Lee-Hirons v Secretary of State for Justice [2016] UKSC 46

Although the Secretary of State had breached the Department of Health's guidelines, that did not make the detention of a mental health patient…

Executive summary

The reasons provided to a mental health patient at the time of his recall were sufficient. Although the Secretary of State (SSJ) had breached the Department of Health's guidelines by failing to provide an explanation in writing within three days of the recall, that did not make the detention unlawful.


The appellant had a history of admission to psychiatric hospitals.  In 2006 he was convicted of arson and burglary and in the light of his mental disorder he was made the subject of a “hospital order” and a “restriction order” under the Mental Health Act 1983 (MHA)and was detained in medium-secure hospitals. 

The claimant was conditionally discharged by a Mental Health Tribunal in April 2012. In July that year his supervisors invited the SSJ to consider recalling him to hospital due to a deterioration in his mental health and various other concerns. 

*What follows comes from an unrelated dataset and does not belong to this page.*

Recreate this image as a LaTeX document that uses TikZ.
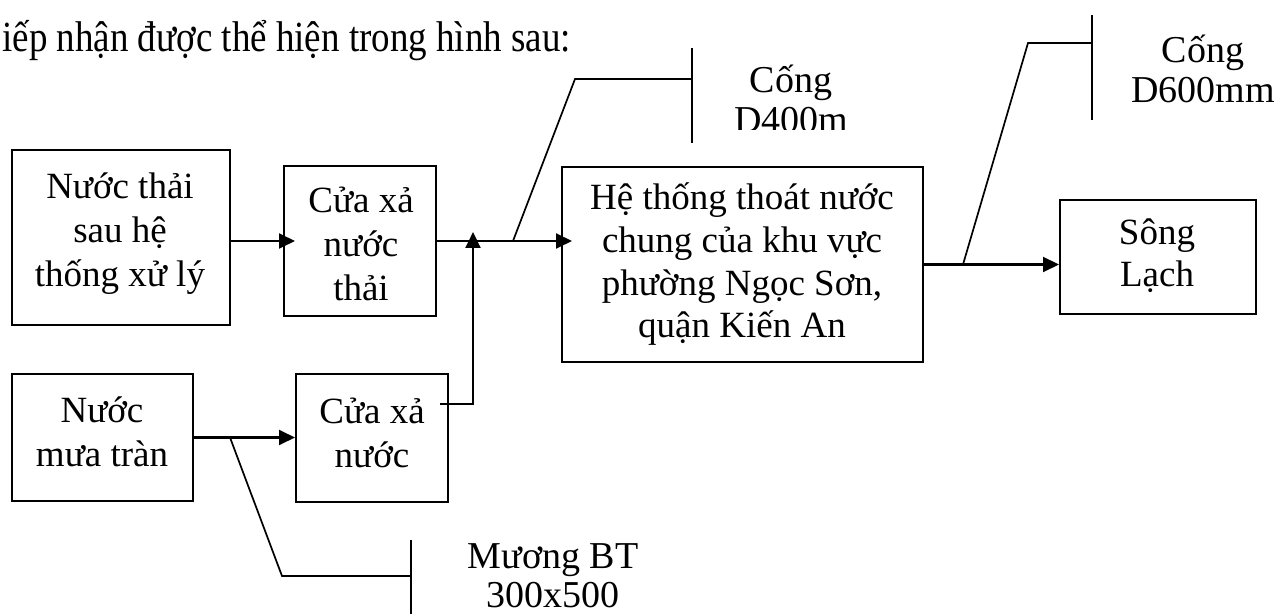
\documentclass[tikz,border=0pt]{standalone}
\usepackage{fontspec}
\setmainfont{Liberation Serif}
\usetikzlibrary{arrows.meta,fit}
\newcommand{\stacklines}[1]{\vtop{\halign{\hfil##\hfil\cr#1\crcr}}}
\begin{document}
\begin{tikzpicture}[x=0.5pt,y=-0.5pt,
  boxshape/.style={draw,line width=1pt,inner sep=0pt,rectangle},
  boxtext/.style={anchor=base,inner sep=0pt,font=\fontsize{18.5}{22}\selectfont},
  labeltext/.style={anchor=base,inner sep=0pt,font=\fontsize{19}{19.75}\selectfont},
  flow/.style={line width=1.45pt,-{Triangle[length=8pt,width=7.4pt]}},
  branch/.style={line width=0.85pt}]
\useasboundingbox[fill=white] (0,0) rectangle (1278,614);

% header text
\node[anchor=base west,inner sep=0pt,font=\fontsize{21.5}{26}\selectfont] (head) at (2,52) {\scalebox{0.86}[1]{iếp nhận được thể hiện trong hình sau:}};

% boxes
\node[boxshape,fit={(12,150) (230,325)}] (b1) {};
\node[boxshape,fit={(284,166) (436,316)}] (b2) {};
\node[boxshape,fit={(562,167) (923,362)}] (b3) {};
\node[boxshape,fit={(12,374) (193,501)}] (b4) {};
\node[boxshape,fit={(296,374) (448,502)}] (b5) {};
\node[boxshape,fit={(1060,200) (1256,314)}] (b6) {};

% box texts
\node[boxtext] (t1) at (120,199) {\stacklines{Nước thải\cr sau hệ\cr thống xử lý}};
\node[boxtext] (t2) at (361,213) {\stacklines{Cửa xả\cr nước\cr thải}};
\node[boxtext,font=\fontsize{18.5}{21.3}\selectfont] (t3) at (742,210) {\stacklines{Hệ thống thoát nước\cr chung của khu vực\cr phường Ngọc Sơn,\cr quận Kiến An}};
\node[boxtext] (t4) at (102,422) {\stacklines{Nước\cr mưa tràn}};
\node[boxtext] (t5) at (372,423) {\stacklines{Cửa xả\cr nước}};
\node[boxtext,font=\fontsize{18.5}{21}\selectfont] (t6) at (1157,245) {\stacklines{Sông\cr Lạch}};

% labels
\begin{scope}
  \clip (700,30) rectangle (900,130);
  \node[labeltext] (l1) at (791,93) {\stacklines{Cống\cr D400m}};
\end{scope}
\node[labeltext] (l2) at (1203,63) {\stacklines{Cống\cr D600mm}};
\node[labeltext] (l3) at (553,568) {\stacklines{Mương BT\cr 300x500}};

% main connectors
\draw[flow] (b1.east |- b2.west) -- ([xshift=6pt]b2.west);
\draw[flow] (b2.east) -- ([xshift=5.5pt]b3.west |- b2.east);
\draw[flow] (b3.east) -- (b6.west |- b3.east);
\draw[flow] (b4.east) -- (b5.west |- b4.east);
\coordinate (m1) at (473,241);
\draw[flow] ([xshift=-4.5pt]b5.east |- 0,404) -| ([yshift=4.5pt]m1);

% branches to pipe labels
\coordinate (k1) at (513,241);
\coordinate (bar1) at (692,79);
\draw[branch] (k1) -- (575,79) -- (bar1);
\draw[branch] (692,48) -- (692,143);

\coordinate (k2) at (963,264.5);
\coordinate (bar2) at (1092,43);
\draw[branch] (k2) -- (1028,43) -- (bar2);
\draw[branch] (1092,15) -- (1092,120);

\coordinate (k3) at (230,437.5);
\coordinate (bar3) at (411,576);
\draw[branch] (k3) -- (282,576) -- (bar3);
\draw[branch] (411,540) -- (411,616);
\end{tikzpicture}
\end{document}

A warrant was issued and the claimant was recalled to hospital under s.42(3) MHA. Contrary to policy, the warrant did not detail the reasons for the appellant’s recall and when the appellant was informed he was being recalled, he was told only that it was because his mental health had deteriorated. Staff at the hospital were unable to explain the reasons for his recall and again, contrary to policy, the appellant was not provided with an adequate explanation for the recall until 15 days later, the policy having required an explanation to be given and provided in writing within three days of recall. 

The appellant complained there had been a failure to notify him of the reasons for his recall and that this affected the legality of his detention, or alternatively that it generated a right to a declaration and damages. His application for judicial review was dismissed at first instance and the Court of Appeal dismissed his appeal. The appellant appealed to the Supreme Court. 

As regards the failure to provide an explanation for the recall within three days, the SSJ conceded there had been a breach of the appellant’s common law right to have the policy applied properly, and his right under Article 5(2) of the European Convention on Human Rights (ECHR) to be informed promptly of the reasons for his recall. 


In dismissing his appeal, the Supreme Court held; 

(1)   the reason provided to the appellant at the time of his recall was legally sufficient in common law and under Article 5(2) ECHR; 

(2)   there was no link, let alone a “direct link” (as is required following R (Lumba) and R (Kambadzi))betweenthewrongful failure for 12 days to provide the appellant with an adequate explanation for his recall, and the lawfulness of his detention during that 12 day period: and 

(3)   the appellant was not entitled to damages for the breach of his common law right to receive an adequate explanation for his recall within the time set out by the policy as the breach did not amount to a tort and there was nothing to suggest that damages would have been available in an ordinary action. As for the claimant’s entitlement to damages for a violation of Article 5(2) ECHR; the appellant had failed to establish that the effects of the breach were sufficiently grave.  


This judgment reinforces the decision of the Supreme Court in R (oao Lumba) v Secretary of State for the Home Department [2011] UKSC, that a breach (in this case of the duty to provide reasons) must have a direct bearing on the decision to detain in order to impact on the lawfulness of detention.  Further, that evidence of pecuniary loss or significant non-pecuniary injury as a result of the breach is required for an award of damages. 

Lord Rees observed that the common law duty to provide reasons is“context-specific”.  Those involved in affecting the recall of patients to hospital often act in an emergency with little information available. The extent of the duty to provide reasons in these circumstances will be assessed by reference to the context in which detention occurs.